Data provided:
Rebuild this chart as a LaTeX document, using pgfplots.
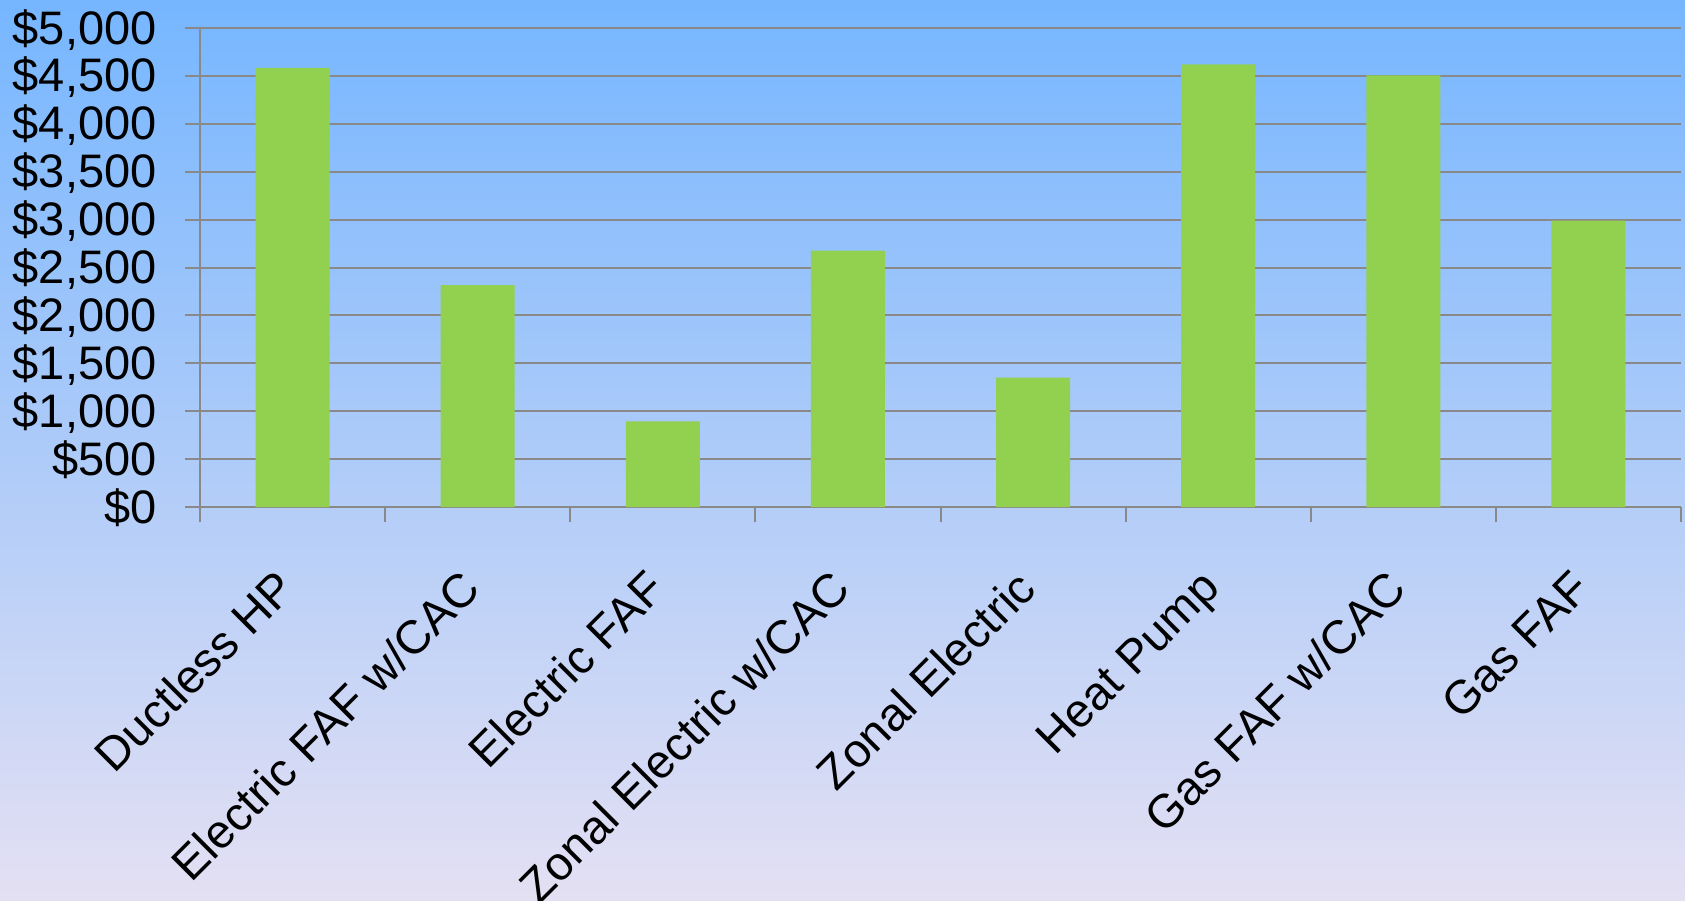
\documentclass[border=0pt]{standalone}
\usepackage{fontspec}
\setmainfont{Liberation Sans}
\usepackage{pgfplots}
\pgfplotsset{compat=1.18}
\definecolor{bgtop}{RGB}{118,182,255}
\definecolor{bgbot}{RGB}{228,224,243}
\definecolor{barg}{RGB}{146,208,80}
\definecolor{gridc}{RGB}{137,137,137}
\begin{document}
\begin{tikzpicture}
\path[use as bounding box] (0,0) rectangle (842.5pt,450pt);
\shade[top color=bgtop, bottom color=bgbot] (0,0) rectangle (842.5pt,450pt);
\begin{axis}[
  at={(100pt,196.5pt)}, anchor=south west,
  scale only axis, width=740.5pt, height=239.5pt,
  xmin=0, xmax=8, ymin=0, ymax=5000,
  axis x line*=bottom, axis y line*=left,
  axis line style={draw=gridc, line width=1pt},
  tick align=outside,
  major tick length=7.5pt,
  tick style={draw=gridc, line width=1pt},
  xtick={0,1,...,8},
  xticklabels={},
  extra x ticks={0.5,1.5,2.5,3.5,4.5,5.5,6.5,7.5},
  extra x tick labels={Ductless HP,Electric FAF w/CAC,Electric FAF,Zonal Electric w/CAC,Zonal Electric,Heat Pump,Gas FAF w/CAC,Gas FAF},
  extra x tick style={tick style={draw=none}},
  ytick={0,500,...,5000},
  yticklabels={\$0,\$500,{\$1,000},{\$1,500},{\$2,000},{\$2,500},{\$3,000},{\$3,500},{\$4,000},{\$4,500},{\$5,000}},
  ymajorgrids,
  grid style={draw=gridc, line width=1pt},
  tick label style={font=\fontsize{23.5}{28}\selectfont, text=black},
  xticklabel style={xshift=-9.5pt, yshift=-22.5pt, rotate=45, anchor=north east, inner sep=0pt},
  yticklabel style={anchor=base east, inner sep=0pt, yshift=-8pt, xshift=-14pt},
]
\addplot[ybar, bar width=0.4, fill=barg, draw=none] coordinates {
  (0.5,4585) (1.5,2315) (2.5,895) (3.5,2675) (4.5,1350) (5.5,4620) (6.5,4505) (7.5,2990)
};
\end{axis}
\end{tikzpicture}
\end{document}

Exercise objective: Reproduce the material above verbatim; omit every picture.

Exercise output:
Rebuild this chart as a LaTeX document, using pgfplots.
\documentclass[border=0pt]{standalone}
\usepackage{fontspec}
\setmainfont{Liberation Sans}
\usepackage{pgfplots}
\pgfplotsset{compat=1.18}
\definecolor{bgtop}{RGB}{118,182,255}
\definecolor{bgbot}{RGB}{228,224,243}
\definecolor{barg}{RGB}{146,208,80}
\definecolor{gridc}{RGB}{137,137,137}
\begin{document}
\begin{tikzpicture}
\path[use as bounding box] (0,0) rectangle (842.5pt,450pt);
\shade[top color=bgtop, bottom color=bgbot] (0,0) rectangle (842.5pt,450pt);
\begin{axis}[
  at={(100pt,196.5pt)}, anchor=south west,
  scale only axis, width=740.5pt, height=239.5pt,
  xmin=0, xmax=8, ymin=0, ymax=5000,
  axis x line*=bottom, axis y line*=left,
  axis line style={draw=gridc, line width=1pt},
  tick align=outside,
  major tick length=7.5pt,
  tick style={draw=gridc, line width=1pt},
  xtick={0,1,...,8},
  xticklabels={},
  extra x ticks={0.5,1.5,2.5,3.5,4.5,5.5,6.5,7.5},
  extra x tick labels={Ductless HP,Electric FAF w/CAC,Electric FAF,Zonal Electric w/CAC,Zonal Electric,Heat Pump,Gas FAF w/CAC,Gas FAF},
  extra x tick style={tick style={draw=none}},
  ytick={0,500,...,5000},
  yticklabels={\$0,\$500,{\$1,000},{\$1,500},{\$2,000},{\$2,500},{\$3,000},{\$3,500},{\$4,000},{\$4,500},{\$5,000}},
  ymajorgrids,
  grid style={draw=gridc, line width=1pt},
  tick label style={font=\fontsize{23.5}{28}\selectfont, text=black},
  xticklabel style={xshift=-9.5pt, yshift=-22.5pt, rotate=45, anchor=north east, inner sep=0pt},
  yticklabel style={anchor=base east, inner sep=0pt, yshift=-8pt, xshift=-14pt},
]
\addplot[ybar, bar width=0.4, fill=barg, draw=none] coordinates {
  (0.5,4585) (1.5,2315) (2.5,895) (3.5,2675) (4.5,1350) (5.5,4620) (6.5,4505) (7.5,2990)
};
\end{axis}
\end{tikzpicture}
\end{document}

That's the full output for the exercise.